While the average rate for a 30-year mortgage remains near a historic low, it has been inching higher since August, when the weekly rate averaged 2.77%, according to mortgage buyer Freddie Mac.

This week, the average rate rose to 3.09%, the highest level since April, when it peaked at 3.18%. A year ago, the rate averaged 2.8%. When mortgage rates rise, it gives would-be homeowners less buying power.

Economists expect mortgage rates to hit 4% next year as the Federal Reserve takes action to control rising inflation. The central bank is widely expected to announce a timetable for reducing its monthly bond purchases at its policy meeting next month. Those bond purchases have helped keep mortgage rates at ultralow levels for much of thepast 18 months.

The median home price jumped to $352,800 last month, a 13.3% increase from September last year.

The rise in prices continued to weigh on first-time buyers, who accounted for 28% of all sales last month.

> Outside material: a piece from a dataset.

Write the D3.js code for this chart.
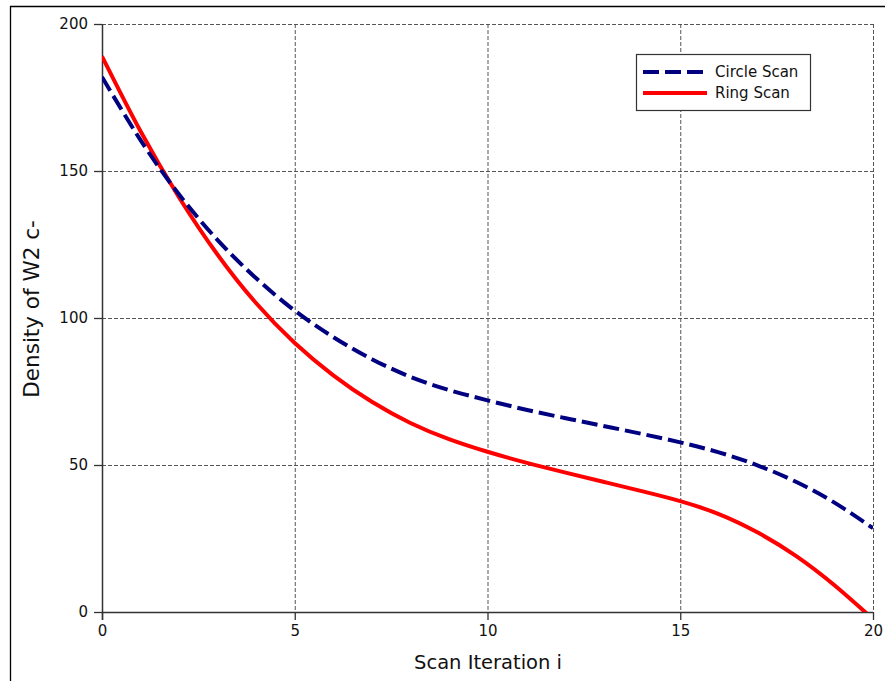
<!DOCTYPE html>
<html><head><meta charset="utf-8">
<script src="https://cdn.jsdelivr.net/npm/d3@7"></script>
<style>body{margin:0;background:#fff;}svg{display:block;font-family:"DejaVu Sans",sans-serif;}</style>
</head><body><svg id="c" width="885" height="681"></svg>
<script>
const iterations = [0,1,2,3,4,5,6,7,8,9,10,11,12,13,14,15,16,17,18,19,20];
const circleScan = [182,160.5,142,126.5,113.5,102.5,93.5,86,80,75.5,72,68.8,66,63.3,60.6,57.7,54.3,49.9,44.3,37.2,28.5];
const ringScan = [189,163.5,141,121.5,105,91.5,80.5,71.5,64.3,58.8,54.5,50.8,47.5,44.3,41.1,37.7,33.3,27.1,19.1,9.1,-2.4];
const xTicks = [0,5,10,15,20];
const yTicks = [0,50,100,150,200];
const seriesNames = ["Circle Scan","Ring Scan"];

const svg = d3.select("#c");
const L=102, R=873, T=24, B=612;
const x = d3.scaleLinear().domain([0,20]).range([L,R]);
const y = d3.scaleLinear().domain([0,200]).range([B,T]);

// outer frame
svg.append("path").attr("d","M10.5,681 V6.5 H885").attr("fill","none").attr("stroke","#000").attr("stroke-width",1.3);

// grid
const grid = svg.append("g").attr("stroke","#555").attr("stroke-width",1).attr("stroke-dasharray","4,2").attr("fill","none");
xTicks.filter(d=>d>0).forEach(d=>grid.append("line").attr("x1",x(d)+0.5).attr("x2",x(d)+0.5).attr("y1",T).attr("y2",B));
yTicks.filter(d=>d>0).forEach(d=>grid.append("line").attr("x1",L).attr("x2",R).attr("y1",y(d)+0.5).attr("y2",y(d)+0.5));

// axes
const xAxis = d3.axisBottom(x).tickValues(xTicks).tickSize(8).tickPadding(5);
const yAxis = d3.axisLeft(y).tickValues(yTicks).tickSize(8).tickPadding(6);
const gx = svg.append("g").attr("transform",`translate(0,${B})`).call(xAxis);
const gy = svg.append("g").attr("transform",`translate(${L},0)`).call(yAxis);
[gx,gy].forEach(g=>{
  g.select(".domain").remove();
  g.selectAll(".tick line").attr("stroke","#333").attr("stroke-width",1.3);
  g.selectAll(".tick text").attr("font-family","DejaVu Sans").attr("font-size",15).attr("fill","#111");
});
svg.append("line").attr("x1",L).attr("x2",R).attr("y1",B+0.5).attr("y2",B+0.5).attr("stroke","#333").attr("stroke-width",1.5);
svg.append("line").attr("x1",L+0.5).attr("x2",L+0.5).attr("y1",T).attr("y2",B+8).attr("stroke","#333").attr("stroke-width",1.5);

// lines
svg.append("clipPath").attr("id","clip").append("rect").attr("x",L).attr("y",T-5).attr("width",R-L).attr("height",B-T+5);
const line = d3.line().x((d,i)=>x(iterations[i])).y(d=>y(d)).curve(d3.curveNatural);
const lines = svg.append("g").attr("clip-path","url(#clip)");
lines.append("path").datum(ringScan).attr("d",line).attr("fill","none").attr("stroke","#ff0000").attr("stroke-width",4);
lines.append("path").datum(circleScan).attr("d",line).attr("fill","none").attr("stroke","#000080").attr("stroke-width",4).attr("stroke-dasharray","16,6");

// legend
const lg = svg.append("g");
lg.append("rect").attr("x",636.5).attr("y",54.5).attr("width",174).attr("height",56).attr("fill","#fff").attr("stroke","#333").attr("stroke-width",1.2);
const styles=[{c:"#000080",d:"16,6"},{c:"#ff0000",d:null}];
seriesNames.forEach((n,i)=>{
  const yy = 72 + i*21;
  lg.append("line").attr("x1",643).attr("x2",707).attr("y1",yy).attr("y2",yy).attr("stroke",styles[i].c).attr("stroke-width",4).attr("stroke-dasharray",styles[i].d);
  lg.append("text").attr("x",715).attr("y",yy+5).attr("font-size",15).attr("fill","#111").text(n);
});

// titles
svg.append("text").attr("x",488).attr("y",669).attr("text-anchor","middle").attr("font-size",19.5).attr("fill","#111").text("Scan Iteration i");
svg.append("text").attr("transform","translate(39,309) rotate(-90)").attr("text-anchor","middle").attr("font-size",21.5).attr("fill","#111").text("Density of W2 c-");
</script></body></html>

That's the lowest level since July 2015, the association said.

Homes purchased in cash rose 23% in September from the previous month. Individual investors, who account for many cash sales, accounted for 13% of all home sales last month.

Despite the sharp increase in sales last month, there are signs the housing market frenzy that drove 20% to 25% annual increases in the median home price is easing. Properties on the market are receiving fewer multiple offers and buyers increasingly are refusing to waive their right to a home inspection or appraisal, Yun said.

Still, the inventory of homes on the market remains tight in much of the country, which continues to support higher prices.

At the end of September, the inventory of unsold homes stood at just 1.27 million homes for sale, down 0.8% the previous month and down 13% from a year ago. At the current sales pace, that amounts to a 2.4-month supply, down from 2.7 months a year ago, the association said.